In this column, I discuss everybody's favorite storytelling genre: the holiday story:
Next week, Pixar will release the studio's new film "Coco," a film I've been thinking about a lot since seeing an advance screening -- not just because I have thought about Pixar nonstop every day since I was 12, but specifically, because the film has got me thinking about the limitations (and also deep potential) inherent in a particular cinematic genre: the holiday movie.
"Coco" is inspired by a holiday that I don't personally follow -- Mexico's Dia de los Muertos -- and the film both borrows from and contributes to the mythology of the day.
At a press event earlier this year, director Lee Unkrich (an outsider to the holiday himself) discussed having to invent aspects of the world that the holiday didn't explicitly lay out -- for instance, a set design that includes towers marking the progress of time from generation to generation as they reach to the sky in the Land of the Dead.
"We just tried to come up with a logic for why everything was the way it was," Unkrich said. "I think you have to kind of do that."
As a Christmas celebrator, I've always enjoyed when a movie creatively expands upon the mythology of the day.
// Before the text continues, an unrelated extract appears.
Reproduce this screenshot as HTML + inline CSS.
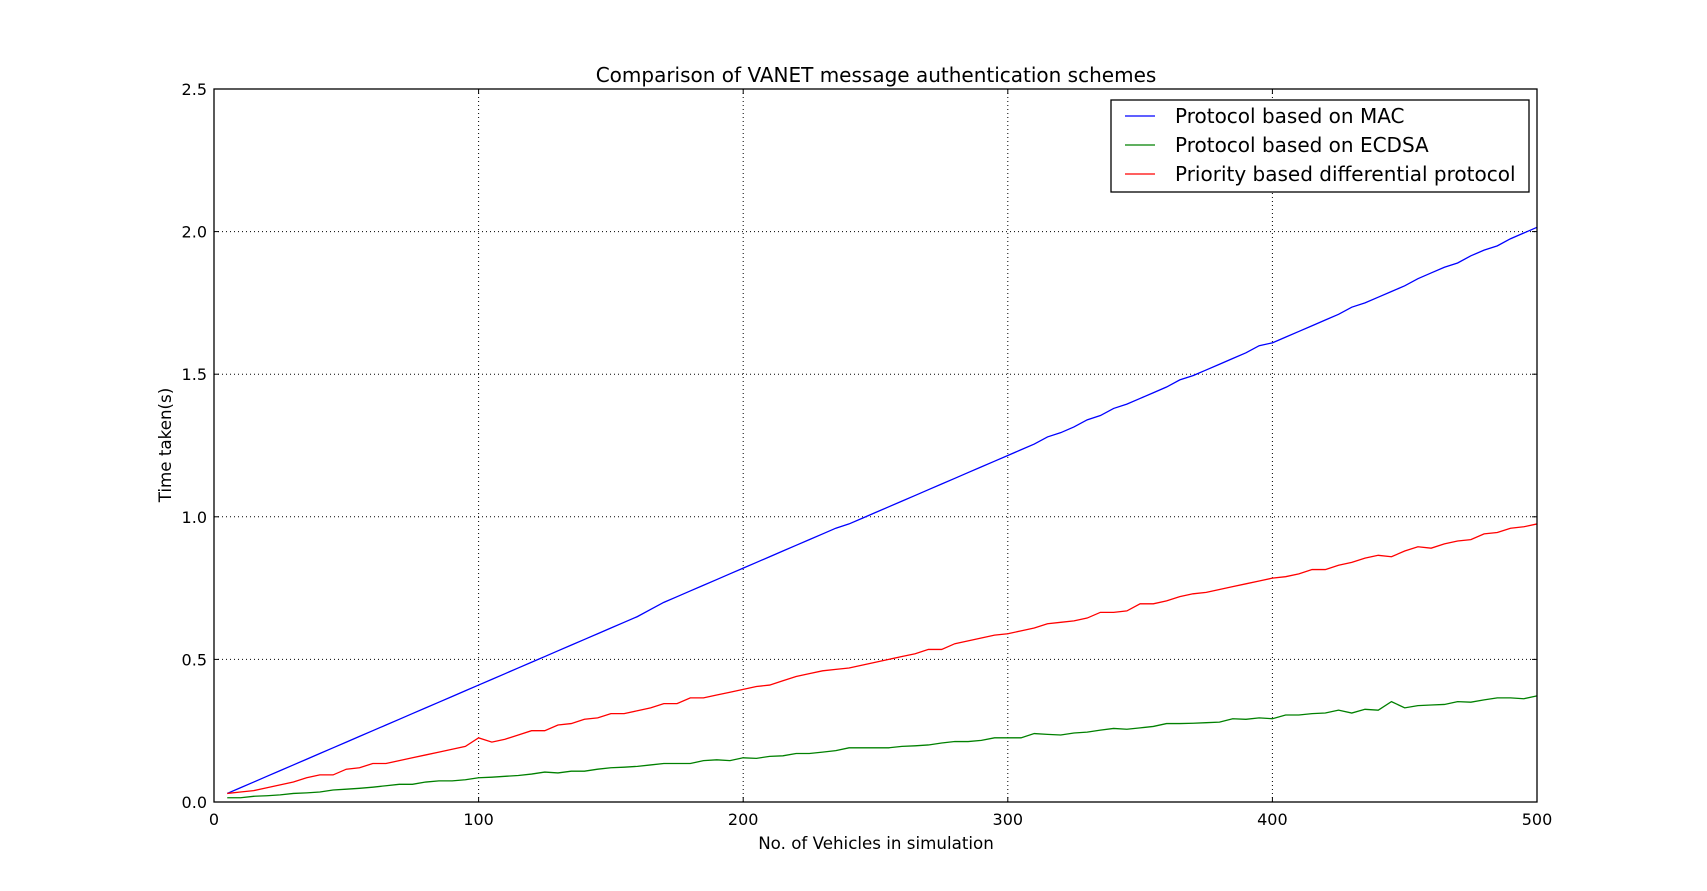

It's usually the Santa mythology that gets riffed on. Somehow the part about infant Jesus doesn't usually get played with, which I say is a shame. I'd love to see filmmakers explain immaculate conception or eternal forgiveness of sin the way Tim Allen's "The Santa Clause" rationalizes the concept of sleigh-flight with modern technology, for example. (Though, I've sat through Mormon seminary classes that have applied a similar creative logic to explain those things.)